In an FT article a few days back, Jay Hooley of State Street raised some concerns around the impact of OTC volumes on legacy systems. In my experience many firms today have developed limited capabilities for automating the OTC volume within their business.  Where it does exist it is often in silos, and does not cover the full life-cycle of the contract. At the same time, sophisticated solutions exist today that can process multi-asset class transactions in one central system. The buy-side, in fact, has a greater operational requirement to centralise middle and back-office functions across asset classes for confirmation and settlement processes to increase operational efficiency and reduce risk, and we are seeing those projects being delivered today

 

However, mounting pressure from the Fed, as outlined in their most recent letter in October 2008, is forcing all industry participants to change the way they process OTC derivatives. Furthermore, with the Fed now requiring 85% of electronic trades to be processed on T+0 and 94% of confirmations to be processed without modification, including novations, the use of existing silo based platforms, or even manually intensive operational procedures, is no longer viable.

 

This increasing pressure is welcomed in some quarters as it will require firms to not only consider new IT infrastructure and operational procedures, but also a change of mindset in the way confirmations are processed.

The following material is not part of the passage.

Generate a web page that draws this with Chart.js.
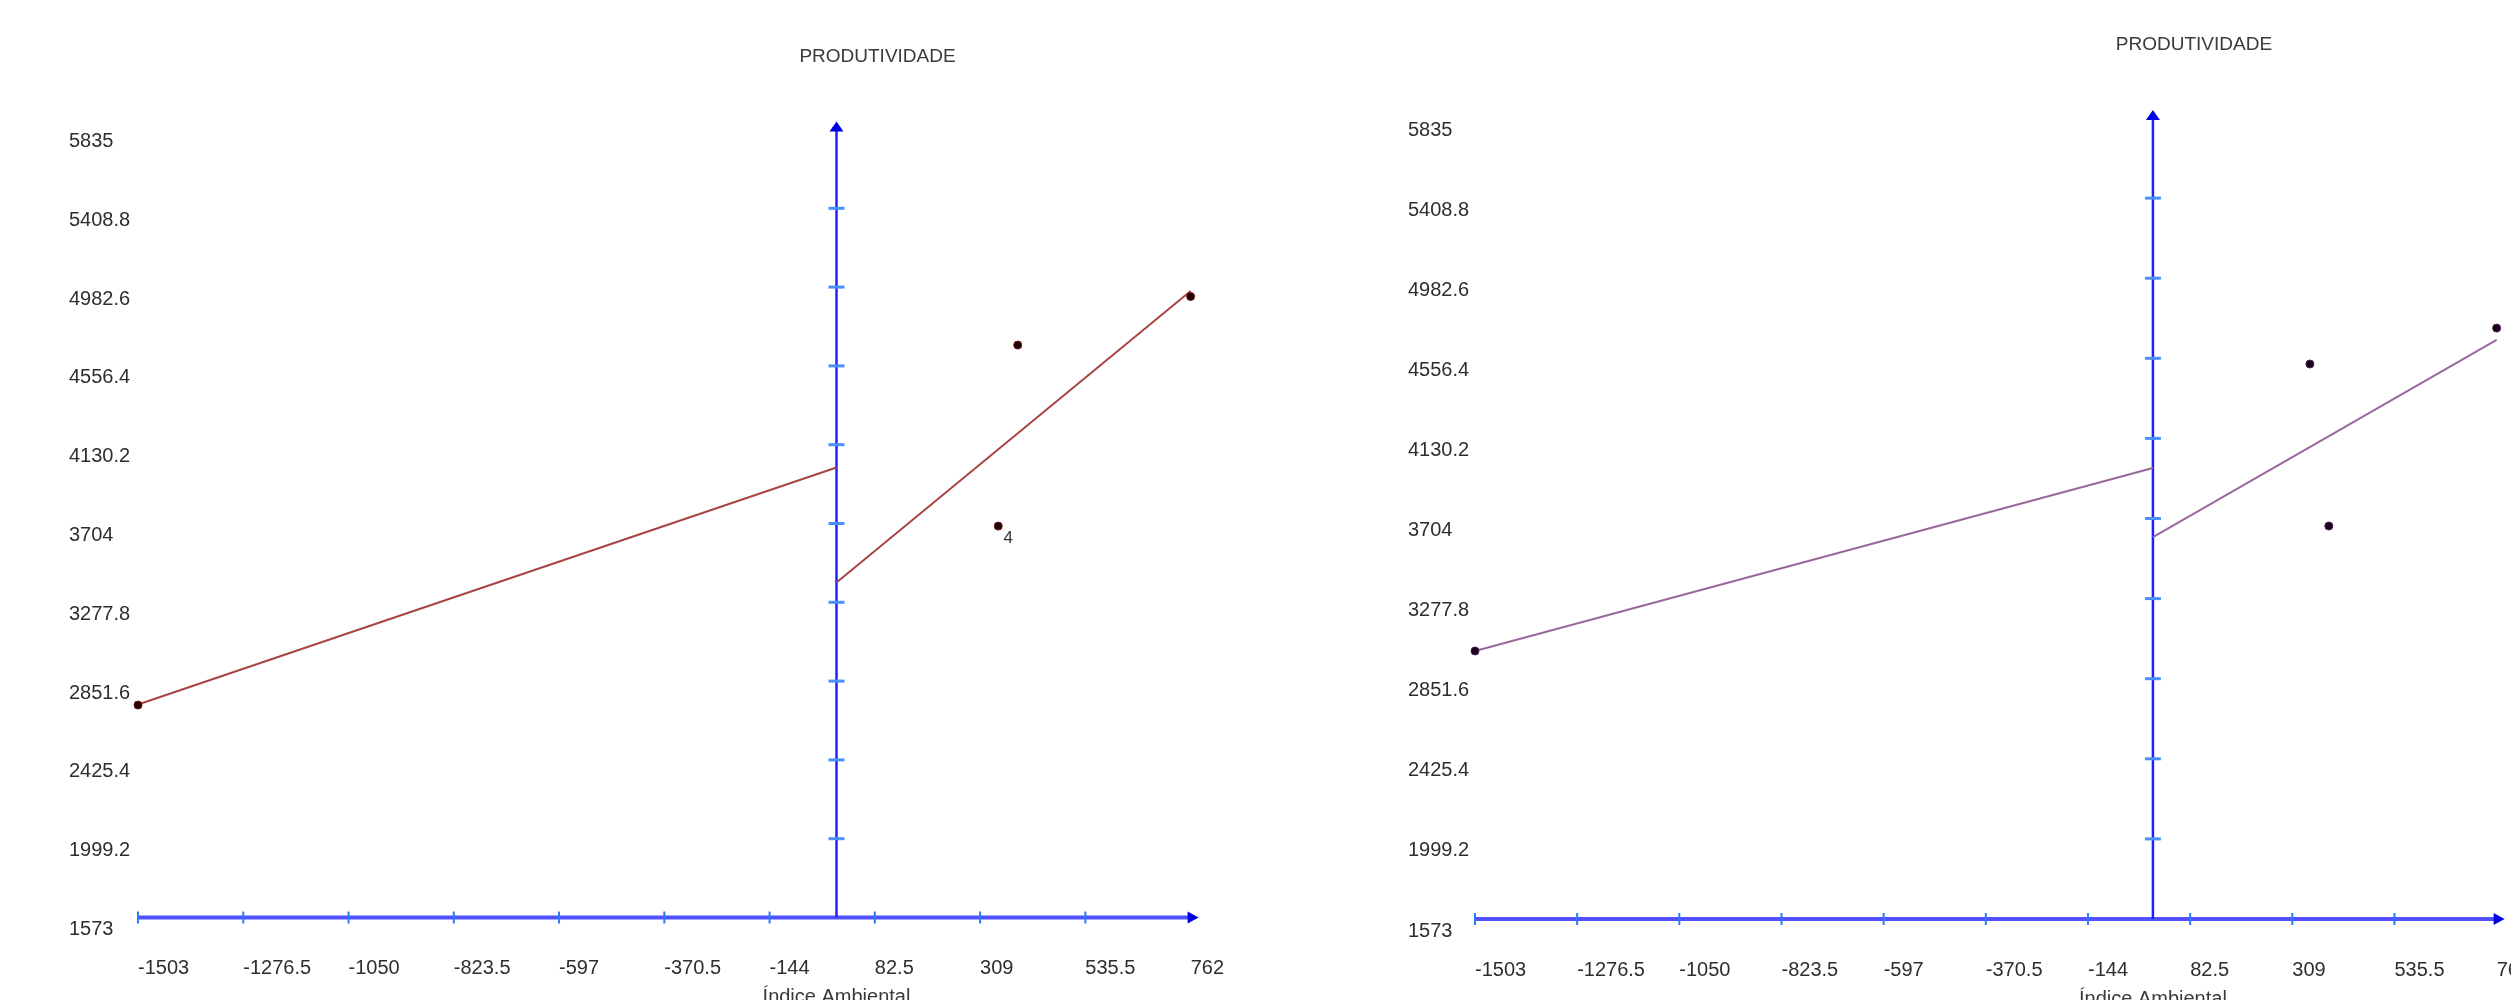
<!DOCTYPE html>
<html>
<head>
<meta charset="utf-8">
<title>Produtividade x Índice Ambiental</title>
<script src="https://cdn.jsdelivr.net/npm/chart.js@4/dist/chart.umd.min.js"></script>
<style>
  html, body { margin: 0; padding: 0; background: #fff; overflow: hidden; width: 2511px; height: 1000px; }
  canvas { position: absolute; top: 0; }
  #chartLeft { left: 0px; }
  #chartRight { left: 1340px; }
</style>
</head>
<body>
<canvas id="chartLeft" width="1255" height="1000"></canvas>
<canvas id="chartRight" width="1221" height="1000"></canvas>
<script>
// environment index (x) and productivity of each genotype (y)
const envIndex = [-1503, 348, 390, 762];
const prodLeft = [2722, 3690, 4669, 4932];
const prodRight = [2999, 4526, 3664, 4717];

// fitted bi-segmented lines: x from -1503 to 0 and from 0 to 762
const segNegX = [-1503, 0];
const segPosX = [0, 762];
const fitLeftNeg = [2725, 4007];
const fitLeftPos = [3385, 4962];
const fitRightNeg = [2999, 3973];
const fitRightPos = [3605, 4654];

// tick labels as printed on the chart
const xTicks = [-1503, -1276.5, -1050, -823.5, -597, -370.5, -144, 82.5, 309, 535.5, 762];
const yTicks = [1573, 1999.2, 2425.4, 2851.6, 3277.8, 3704, 4130.2, 4556.4, 4982.6, 5408.8, 5835];

const titleText = 'PRODUTIVIDADE';
const xTitleText = 'Índice Ambiental';

const fontFam = '"Liberation Sans", Arial, sans-serif';
Chart.defaults.font.family = fontFam;
Chart.defaults.font.size = 20;
Chart.defaults.color = '#2e2e2e';

function pts(xs, ys) {
    return xs.map((x, i) => ({ x: x, y: ys[i] }));
}

// draws the blue axes (x axis at the bottom, y axis at x = 0), titles and point labels
const axesPlugin = {
    id: 'blueAxes',
    beforeDatasetsDraw(chart) {
        const ctx = chart.ctx;
        const xs = chart.scales.x, ys = chart.scales.y;
        const x0 = xs.getPixelForValue(0);
        const yBase = ys.getPixelForValue(yTicks[0]);
        const yTop = ys.getPixelForValue(yTicks[yTicks.length - 1]);
        const xLeft = xs.getPixelForValue(xTicks[0]);
        const xRight = xs.getPixelForValue(xTicks[xTicks.length - 1]);

        ctx.save();
        // x axis
        ctx.strokeStyle = '#5050ff';
        ctx.lineWidth = 4;
        ctx.beginPath();
        ctx.moveTo(xLeft, yBase);
        ctx.lineTo(xRight, yBase);
        ctx.stroke();
        ctx.strokeStyle = '#2a7cff';
        ctx.lineWidth = 2;
        for (let i = 0; i < xTicks.length - 1; i++) {
            const px = xs.getPixelForValue(xTicks[i]);
            ctx.beginPath();
            ctx.moveTo(px, yBase - 6);
            ctx.lineTo(px, yBase + 6);
            ctx.stroke();
        }
        ctx.fillStyle = '#0000e6';
        ctx.beginPath();
        ctx.moveTo(xRight + 8, yBase);
        ctx.lineTo(xRight - 3, yBase - 6);
        ctx.lineTo(xRight - 3, yBase + 6);
        ctx.closePath();
        ctx.fill();

        // y axis at x = 0
        ctx.strokeStyle = '#2020ff';
        ctx.lineWidth = 2.5;
        ctx.beginPath();
        ctx.moveTo(x0, yBase);
        ctx.lineTo(x0, yTop - 2);
        ctx.stroke();
        ctx.strokeStyle = '#4a90ff';
        ctx.lineWidth = 3;
        for (let i = 1; i < yTicks.length - 1; i++) {
            const py = ys.getPixelForValue(yTicks[i]);
            ctx.beginPath();
            ctx.moveTo(x0 - 8, py);
            ctx.lineTo(x0 + 8, py);
            ctx.stroke();
        }
        ctx.fillStyle = '#0000e6';
        ctx.beginPath();
        ctx.moveTo(x0, yTop - 8);
        ctx.lineTo(x0 - 7, yTop + 2);
        ctx.lineTo(x0 + 7, yTop + 2);
        ctx.closePath();
        ctx.fill();

        // titles
        ctx.fillStyle = '#3a3a3a';
        ctx.font = '19px ' + fontFam;
        ctx.textAlign = 'center';
        ctx.textBaseline = 'middle';
        ctx.fillText(titleText, x0 + 41, chart.chartArea.top - 73);
        ctx.font = '20px ' + fontFam;
        ctx.textBaseline = 'top';
        ctx.fillText(xTitleText, x0, yBase + 70);
        ctx.restore();
    },
    afterDatasetsDraw(chart, args, opts) {
        if (opts.labelIndex == null) return;
        const meta = chart.getDatasetMeta(0);
        const p = meta.data[opts.labelIndex];
        const ctx = chart.ctx;
        ctx.save();
        ctx.fillStyle = '#334';
        ctx.font = '17px ' + fontFam;
        ctx.textAlign = 'center';
        ctx.textBaseline = 'middle';
        ctx.fillText(opts.labelText, p.x + 10, p.y + 12);
        ctx.restore();
    }
};

function makeChart(id, prod, fitNeg, fitPos, lineColor, dotColor, dotBorder, box, label) {
    const ctx = document.getElementById(id).getContext('2d');
    return new Chart(ctx, {
        type: 'scatter',
        data: {
            datasets: [{
                data: pts(envIndex, prod),
                pointRadius: 4,
                backgroundColor: dotColor,
                borderColor: dotBorder,
                borderWidth: 1,
                showLine: false,
                clip: false
            }, {
                data: pts(segNegX, fitNeg),
                showLine: true,
                borderColor: lineColor,
                borderWidth: 2,
                pointRadius: 0,
                clip: false
            }, {
                data: pts(segPosX, fitPos),
                showLine: true,
                borderColor: lineColor,
                borderWidth: 2,
                pointRadius: 0,
                clip: false
            }]
        },
        options: {
            responsive: false,
            animation: false,
            layout: { padding: { left: box.left, top: box.top, right: box.right, bottom: 0 } },
            plugins: {
                legend: { display: false },
                tooltip: { enabled: false },
                blueAxes: label || {}
            },
            scales: {
                x: {
                    type: 'linear',
                    min: xTicks[0],
                    max: xTicks[xTicks.length - 1],
                    grid: { display: false },
                    border: { display: false },
                    afterBuildTicks: s => { s.ticks = xTicks.map(v => ({ value: v })); },
                    afterFit: s => { s.height = box.xH; },
                    ticks: {
                        autoSkip: false,
                        maxRotation: 0,
                        align: 'start',
                        padding: 31,
                        callback: v => String(v)
                    }
                },
                y: {
                    type: 'linear',
                    min: yTicks[0],
                    max: yTicks[yTicks.length - 1],
                    grid: { display: false },
                    border: { display: false },
                    afterBuildTicks: s => { s.ticks = yTicks.map(v => ({ value: v })); },
                    afterFit: s => { s.width = box.yW; },
                    ticks: {
                        autoSkip: false,
                        crossAlign: 'far',
                        labelOffset: 12,
                        callback: v => String(v)
                    }
                }
            }
        },
        plugins: [axesPlugin]
    });
}

makeChart('chartLeft', prodLeft, fitLeftNeg, fitLeftPos, '#a84444', '#1e0000', '#6e1212',
    { left: 69, top: 129.5, right: 62, yW: 69, xH: 82.5 }, { labelIndex: 1, labelText: '4' });
makeChart('chartRight', prodRight, fitRightNeg, fitRightPos, '#98689c', '#1a0018', '#4a2050',
    { left: 68, top: 118, right: 62, yW: 67, xH: 81 }, null);
</script>
</body>
</html>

Only with this new focus can firms hope to reduce the number of paper trades through the use of electronic platforms, eliminate material backlogs and streamline the OTC trade lifecycle to cope with confirmations as well as terminations and novations. 

 

This pressure is actively forcing firms to seek to identify the necessary steps to work towards implementing an operational framework capable of providing full post-trade event management support, while enabling product innovation and execution of investment.